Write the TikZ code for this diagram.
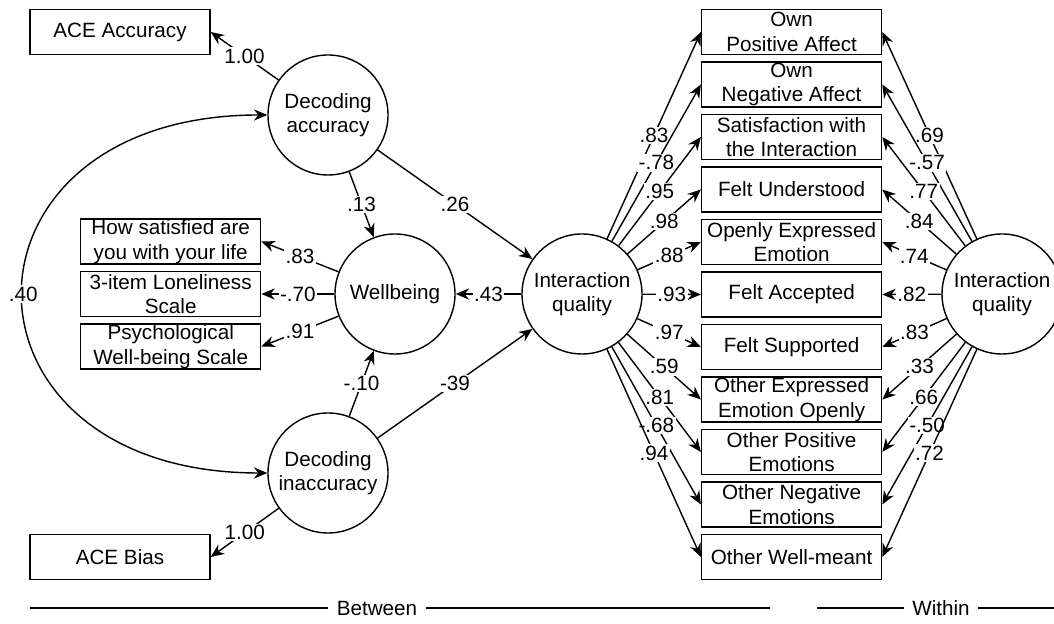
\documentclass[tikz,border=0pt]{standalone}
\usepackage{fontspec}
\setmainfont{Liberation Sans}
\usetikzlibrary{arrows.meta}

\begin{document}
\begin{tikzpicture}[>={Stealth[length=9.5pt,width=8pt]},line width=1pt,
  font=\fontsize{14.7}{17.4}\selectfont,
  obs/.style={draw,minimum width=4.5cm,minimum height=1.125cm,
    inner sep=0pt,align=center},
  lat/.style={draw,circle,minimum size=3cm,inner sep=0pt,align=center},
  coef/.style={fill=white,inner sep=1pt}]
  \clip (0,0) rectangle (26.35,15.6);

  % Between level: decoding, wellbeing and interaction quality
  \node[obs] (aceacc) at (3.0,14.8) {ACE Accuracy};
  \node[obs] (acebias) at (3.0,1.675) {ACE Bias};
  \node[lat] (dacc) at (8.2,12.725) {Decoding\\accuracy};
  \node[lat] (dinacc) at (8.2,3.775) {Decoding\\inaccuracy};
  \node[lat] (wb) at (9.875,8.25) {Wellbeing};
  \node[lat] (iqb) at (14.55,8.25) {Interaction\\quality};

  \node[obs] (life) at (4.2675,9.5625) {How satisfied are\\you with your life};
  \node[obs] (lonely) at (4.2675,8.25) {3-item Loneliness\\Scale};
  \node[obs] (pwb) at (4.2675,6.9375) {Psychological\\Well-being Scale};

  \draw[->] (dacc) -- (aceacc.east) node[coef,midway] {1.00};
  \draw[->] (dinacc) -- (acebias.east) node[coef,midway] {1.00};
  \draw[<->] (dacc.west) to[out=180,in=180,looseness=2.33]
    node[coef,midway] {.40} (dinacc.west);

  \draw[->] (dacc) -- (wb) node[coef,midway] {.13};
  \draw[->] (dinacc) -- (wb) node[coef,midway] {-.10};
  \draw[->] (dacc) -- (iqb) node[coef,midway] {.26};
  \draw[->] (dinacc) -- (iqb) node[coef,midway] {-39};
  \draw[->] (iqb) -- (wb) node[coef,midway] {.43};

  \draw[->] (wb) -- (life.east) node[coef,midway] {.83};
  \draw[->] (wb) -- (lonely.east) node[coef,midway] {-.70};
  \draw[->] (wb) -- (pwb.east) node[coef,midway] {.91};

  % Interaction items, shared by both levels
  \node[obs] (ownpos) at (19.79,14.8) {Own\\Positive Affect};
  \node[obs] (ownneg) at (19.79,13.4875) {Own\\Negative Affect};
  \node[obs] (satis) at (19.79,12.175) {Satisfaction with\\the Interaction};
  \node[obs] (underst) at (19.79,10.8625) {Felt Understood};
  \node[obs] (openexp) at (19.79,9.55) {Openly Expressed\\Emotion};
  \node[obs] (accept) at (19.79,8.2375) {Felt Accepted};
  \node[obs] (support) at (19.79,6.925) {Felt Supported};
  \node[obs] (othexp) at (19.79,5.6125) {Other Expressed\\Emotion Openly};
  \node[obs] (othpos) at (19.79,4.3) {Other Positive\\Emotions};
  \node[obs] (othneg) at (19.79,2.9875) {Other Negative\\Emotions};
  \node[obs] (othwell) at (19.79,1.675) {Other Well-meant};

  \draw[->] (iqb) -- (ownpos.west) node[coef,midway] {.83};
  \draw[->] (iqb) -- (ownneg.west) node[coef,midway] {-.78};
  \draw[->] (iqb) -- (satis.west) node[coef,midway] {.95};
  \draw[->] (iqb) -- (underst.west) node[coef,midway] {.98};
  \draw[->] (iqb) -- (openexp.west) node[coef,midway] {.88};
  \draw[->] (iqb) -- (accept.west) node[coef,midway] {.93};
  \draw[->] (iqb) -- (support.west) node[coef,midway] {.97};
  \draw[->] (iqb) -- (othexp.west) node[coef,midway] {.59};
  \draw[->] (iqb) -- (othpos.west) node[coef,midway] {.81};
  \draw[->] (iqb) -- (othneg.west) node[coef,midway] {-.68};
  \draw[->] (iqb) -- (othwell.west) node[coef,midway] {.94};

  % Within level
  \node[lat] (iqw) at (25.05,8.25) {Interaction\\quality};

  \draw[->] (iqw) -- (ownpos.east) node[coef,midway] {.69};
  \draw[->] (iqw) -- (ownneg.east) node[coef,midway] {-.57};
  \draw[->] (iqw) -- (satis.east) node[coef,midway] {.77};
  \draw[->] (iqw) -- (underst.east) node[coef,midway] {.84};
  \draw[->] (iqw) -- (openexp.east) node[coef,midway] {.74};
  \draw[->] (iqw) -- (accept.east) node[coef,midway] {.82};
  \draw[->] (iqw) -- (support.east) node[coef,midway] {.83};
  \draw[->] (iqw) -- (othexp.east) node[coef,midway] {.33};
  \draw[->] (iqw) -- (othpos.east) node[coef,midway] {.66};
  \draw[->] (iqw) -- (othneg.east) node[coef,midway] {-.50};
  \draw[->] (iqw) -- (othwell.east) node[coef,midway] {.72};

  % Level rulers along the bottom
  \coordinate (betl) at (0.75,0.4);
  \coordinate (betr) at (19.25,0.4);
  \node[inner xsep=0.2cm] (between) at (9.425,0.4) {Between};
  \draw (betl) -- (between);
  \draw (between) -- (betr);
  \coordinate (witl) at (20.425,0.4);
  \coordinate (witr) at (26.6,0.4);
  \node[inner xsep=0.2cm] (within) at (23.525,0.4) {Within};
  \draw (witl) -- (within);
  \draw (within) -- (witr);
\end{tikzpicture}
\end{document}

▶ Goal of the exercise:
Reproduce the full listing above verbatim, with no pictures included.

▶ Reply to the exercise:
Write the TikZ code for this diagram.
\documentclass[tikz,border=0pt]{standalone}
\usepackage{fontspec}
\setmainfont{Liberation Sans}
\usetikzlibrary{arrows.meta}

\begin{document}
\begin{tikzpicture}[>={Stealth[length=9.5pt,width=8pt]},line width=1pt,
  font=\fontsize{14.7}{17.4}\selectfont,
  obs/.style={draw,minimum width=4.5cm,minimum height=1.125cm,
    inner sep=0pt,align=center},
  lat/.style={draw,circle,minimum size=3cm,inner sep=0pt,align=center},
  coef/.style={fill=white,inner sep=1pt}]
  \clip (0,0) rectangle (26.35,15.6);

  % Between level: decoding, wellbeing and interaction quality
  \node[obs] (aceacc) at (3.0,14.8) {ACE Accuracy};
  \node[obs] (acebias) at (3.0,1.675) {ACE Bias};
  \node[lat] (dacc) at (8.2,12.725) {Decoding\\accuracy};
  \node[lat] (dinacc) at (8.2,3.775) {Decoding\\inaccuracy};
  \node[lat] (wb) at (9.875,8.25) {Wellbeing};
  \node[lat] (iqb) at (14.55,8.25) {Interaction\\quality};

  \node[obs] (life) at (4.2675,9.5625) {How satisfied are\\you with your life};
  \node[obs] (lonely) at (4.2675,8.25) {3-item Loneliness\\Scale};
  \node[obs] (pwb) at (4.2675,6.9375) {Psychological\\Well-being Scale};

  \draw[->] (dacc) -- (aceacc.east) node[coef,midway] {1.00};
  \draw[->] (dinacc) -- (acebias.east) node[coef,midway] {1.00};
  \draw[<->] (dacc.west) to[out=180,in=180,looseness=2.33]
    node[coef,midway] {.40} (dinacc.west);

  \draw[->] (dacc) -- (wb) node[coef,midway] {.13};
  \draw[->] (dinacc) -- (wb) node[coef,midway] {-.10};
  \draw[->] (dacc) -- (iqb) node[coef,midway] {.26};
  \draw[->] (dinacc) -- (iqb) node[coef,midway] {-39};
  \draw[->] (iqb) -- (wb) node[coef,midway] {.43};

  \draw[->] (wb) -- (life.east) node[coef,midway] {.83};
  \draw[->] (wb) -- (lonely.east) node[coef,midway] {-.70};
  \draw[->] (wb) -- (pwb.east) node[coef,midway] {.91};

  % Interaction items, shared by both levels
  \node[obs] (ownpos) at (19.79,14.8) {Own\\Positive Affect};
  \node[obs] (ownneg) at (19.79,13.4875) {Own\\Negative Affect};
  \node[obs] (satis) at (19.79,12.175) {Satisfaction with\\the Interaction};
  \node[obs] (underst) at (19.79,10.8625) {Felt Understood};
  \node[obs] (openexp) at (19.79,9.55) {Openly Expressed\\Emotion};
  \node[obs] (accept) at (19.79,8.2375) {Felt Accepted};
  \node[obs] (support) at (19.79,6.925) {Felt Supported};
  \node[obs] (othexp) at (19.79,5.6125) {Other Expressed\\Emotion Openly};
  \node[obs] (othpos) at (19.79,4.3) {Other Positive\\Emotions};
  \node[obs] (othneg) at (19.79,2.9875) {Other Negative\\Emotions};
  \node[obs] (othwell) at (19.79,1.675) {Other Well-meant};

  \draw[->] (iqb) -- (ownpos.west) node[coef,midway] {.83};
  \draw[->] (iqb) -- (ownneg.west) node[coef,midway] {-.78};
  \draw[->] (iqb) -- (satis.west) node[coef,midway] {.95};
  \draw[->] (iqb) -- (underst.west) node[coef,midway] {.98};
  \draw[->] (iqb) -- (openexp.west) node[coef,midway] {.88};
  \draw[->] (iqb) -- (accept.west) node[coef,midway] {.93};
  \draw[->] (iqb) -- (support.west) node[coef,midway] {.97};
  \draw[->] (iqb) -- (othexp.west) node[coef,midway] {.59};
  \draw[->] (iqb) -- (othpos.west) node[coef,midway] {.81};
  \draw[->] (iqb) -- (othneg.west) node[coef,midway] {-.68};
  \draw[->] (iqb) -- (othwell.west) node[coef,midway] {.94};

  % Within level
  \node[lat] (iqw) at (25.05,8.25) {Interaction\\quality};

  \draw[->] (iqw) -- (ownpos.east) node[coef,midway] {.69};
  \draw[->] (iqw) -- (ownneg.east) node[coef,midway] {-.57};
  \draw[->] (iqw) -- (satis.east) node[coef,midway] {.77};
  \draw[->] (iqw) -- (underst.east) node[coef,midway] {.84};
  \draw[->] (iqw) -- (openexp.east) node[coef,midway] {.74};
  \draw[->] (iqw) -- (accept.east) node[coef,midway] {.82};
  \draw[->] (iqw) -- (support.east) node[coef,midway] {.83};
  \draw[->] (iqw) -- (othexp.east) node[coef,midway] {.33};
  \draw[->] (iqw) -- (othpos.east) node[coef,midway] {.66};
  \draw[->] (iqw) -- (othneg.east) node[coef,midway] {-.50};
  \draw[->] (iqw) -- (othwell.east) node[coef,midway] {.72};

  % Level rulers along the bottom
  \coordinate (betl) at (0.75,0.4);
  \coordinate (betr) at (19.25,0.4);
  \node[inner xsep=0.2cm] (between) at (9.425,0.4) {Between};
  \draw (betl) -- (between);
  \draw (between) -- (betr);
  \coordinate (witl) at (20.425,0.4);
  \coordinate (witr) at (26.6,0.4);
  \node[inner xsep=0.2cm] (within) at (23.525,0.4) {Within};
  \draw (witl) -- (within);
  \draw (within) -- (witr);
\end{tikzpicture}
\end{document}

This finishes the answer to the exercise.